In general, I am generally someone who like to solve questions with visual support. With this idea in mind, is it someone could explain to me, with a visual support if possible, how is it possible to interpret the Min-Max principle? You could possibly find more information on the subject page $3$ (Minimax Principle, Version 2) of the document Weyl's law.
Lemma. (Minimax Principle, Version 2) $$\lambda_n = \inf_{X \in \Phi_n(V)} \sup_{u \in X} \rho(u)$$ where $\Phi_n(V)=\{n-\text{dimensional linear subspace } X \subset V \}$.
Precision : $\rho(u)$ is the Rayleigh quotient
A simple example
Let us look at a specific example in two dimensions (the main point would probably come forward better in three dimensions, but that is harder to draw, and is left as an exercise to you in the end).
We study, as an example, the symmetric matrix $$ A= \begin{bmatrix} 4 & -2\\ -2 & 7 \end{bmatrix}. $$ A standard calculation shows that it has the smallest eigenvalue $\lambda_1=3$ with normalized eigenvector $u_1=\frac{1}{\sqrt{5}}(2,1)$ and the largest eigenvalue $\lambda_2=8$ with normalized eigenvector $u_2=\frac{1}{\sqrt{5}}(-1,2)$.
Let us consider the following picture.
Memories from linear algebra
We first concentrate on the left picture. It shows a unit vector rotating (painting the black circle) with its image after multiplication by $A$ (painting the purple ellipse). Note that the semi-axes of the ellipse correspond to the eigenvectors ($\pm u_1$ and $\pm u_2$). In fact, the smaller semi-axis is $3$ and the larger is $8$. I hope this kind of picture is well-known from a course in linear algebra.
Rayleigh quotient view
So how does this correspond to the Rayleigh quotients and the min-max statement? We consider first, the statement for $n=1$. Then we are supposed to consider subspaces $X$ of dimension 1. Note that each unit vector is a basis vector of such a subspace $X$. Moreover, the Rayleigh quotient is constant in each such subspace so it suffices to study the unit vectors (this you probably know?), since, if $u$ is a unit vector and $t$ a scalar, $$ \rho(tu)= \frac{\langle Atu,tu\rangle}{\langle tu,tu\rangle}= \frac{\langle Au,u\rangle}{\langle u,u\rangle}= \langle Au,u\rangle $$ This means that the Rayleigh quotient is constant in each such subspace $X$, and we just have to find the subspace (direction!) in which the Rayleigh quotient is minimal (the infimum part of the inf-sup).

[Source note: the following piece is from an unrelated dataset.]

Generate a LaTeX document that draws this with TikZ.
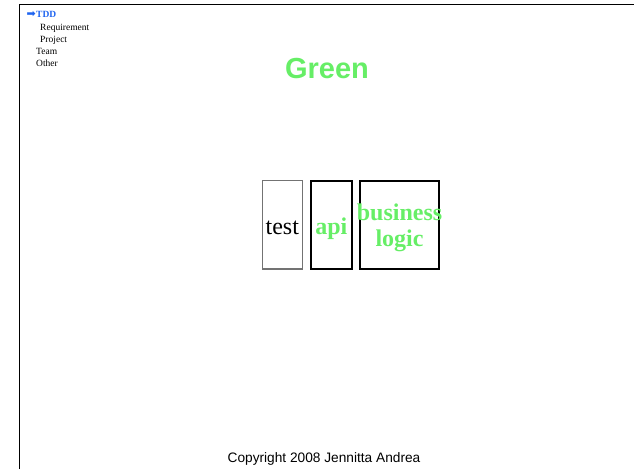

In the figure, to the right, I have drawn the value of the Rayleigh quotient $\rho(u)=\langle Au,u\rangle$, corresponding to the unit vector $u$ used to the left. If you stare long enough on those two pictures, you will see that the Rayleigh quotient has its minimum value precisely when $u$ equals $u_1$ (and $-u_1$). I have marked these minima with red dots, and if you look at the value, you see that it is exactly $3$! This, in fact, solves our problem of finding $\lambda_1$!
We turn to $\lambda_2$. Now, we are supposed to look at two-dimensional subspaces. In our case, this means that we should look at the full space $\mathbb R^2$. The $\sup_{u\in X}\rho(u)$ becomes $\sup_{u\in\mathbb R^2}\rho(u)$, and by looking at our graph to the right, we find that the maximum is $8$, marked green. By no surprise, it is attained at $u=\pm u_2$. In this case, the inf in the inf-sup becomes trivial, since we only have one subspace, $\mathbb R^2$. We conclude that $\lambda_2=8$.
Some comments
This example is very simple, but it hopefully gives an idea. I did not mention above, but if $u=(x,y)$ then $$ \rho(u)=\langle Au,u\rangle=4x^2-4xy+7y^2, $$ a quadratic form! If you want to perform the calculations yourself, you can for example use the parametrization $x=\cos t$ and $u=\sin t$ and work with what you get.
In the case of higher dimensions it is of course more complicated.
Exercise Work out the case $$ A= \begin{bmatrix} 2 & 0 & 0\\ 0 & 7 & -1\\ 0 & -1 & 7 \end{bmatrix} $$ and think about the geometrical picture in $\mathbb R^3$.
Infinite-dimensional exercise
Try to understand what is going on in the Dirichlet eigenvalue problem $$ \left\{ \begin{aligned} -u''(x)&=\lambda u(x)\quad 0<x<\pi\\ u(0)&=0\\ u(\pi)&=0. \end{aligned} \right. $$ You might want to use the fact that the set of eigenfunctions $\{\sin k x\}_{k=1}^{+\infty}$ is complete in $L^2((0,\pi))$.